Kendigelen dar anlamda yorumu doğru bulduğunu belirtiyor ve ekliyor; “Ancak bu konuda yargının kararları çeşitlilik gösteriyor. Yargıtay 12. Hukuk Dairesi konuya ilişkin hemen her kararında eski Ticaret Kanunu’nun 314. maddesindeki ‘yönetim kurulu üyeleri için belirlenen sürenin sona ermesiyle üyeliğin sona ereceğini ifade eden herhangi bir hüküm bulunmamasından yola çıkarak görev süreleri dolan üyelerin yenileri seçilinceye kadar görevlerine devam edecekleri’ içtihadında bulunmuştur. Yargıtay 11. Hukuk Dairesi ise, sorunu tartıştığı eski tarihli kararlarında görev süresi dolan yönetim kurulu üyelerinin görevlerinin kendiliğinden sona ereceğini, dolayısıyla bu andan itibaren anılan kimselerin şirketi idare ve temsil yetkilerinin ortadan kalkacağını ve şirketin organsız kalacağını kabul etmiştir. Sonraki tarihli kararlarında ise bu kez sürenin sona ermesiyle birlikte şirketin organsız hale gelmeyeceği, bu andan itibaren yönetim kurulu üyesinin şirket için ‘zorunlu olan’ veya ‘gecikmesinde sakınca bulunan’ işleri yerine getirme yetkisini koruyacağı görüşünü benimsemiştir.”

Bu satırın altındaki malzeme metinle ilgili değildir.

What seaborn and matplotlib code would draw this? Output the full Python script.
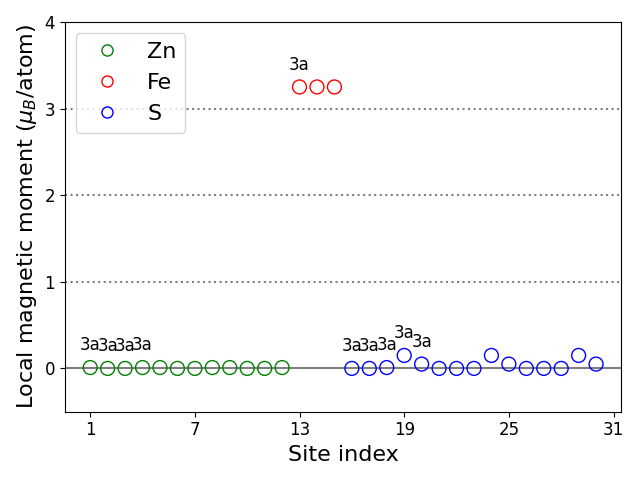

YABANCILAR AÇISINDAN KRİTİK
Kendigelen’in anlattıklarından benim anladığım şu; Ticaret Kanunu görev süresi dolan yönetim kurulu üyelerinin yenisi seçilene kadar görevini yürütüp yürütmeyeceğini net olarak belirtmemiş. Yargıtay kararlarında ise birbirinden farklı yaklaşımlar olmakla birlikte görevi dolan üyelerin ‘en azından’ gecikmesinde sakınca bulunan işlerle sınırlı olarak görevlerine devam edecekleri belirtilmiş. Eğer yakın tarihte yeni bir genel kurul toplanmaz ve yeni yönetim kurulu belirlenmezse, Çukurova, Sonera veya Altimo’dan harhangi biri mevcut yönetim kurulu üyelerinin durumu ile yargıya başvurabilir. Bakalım böyle bir durumda, yargı, özellikle Turkcell’in yabancı hissedarları Sonera ve Altimo açısından kritik önem taşıyan yönetim kurulu üyelikleri için bu kez nasıl bir karar verecek? Bekleyip göreceğiz.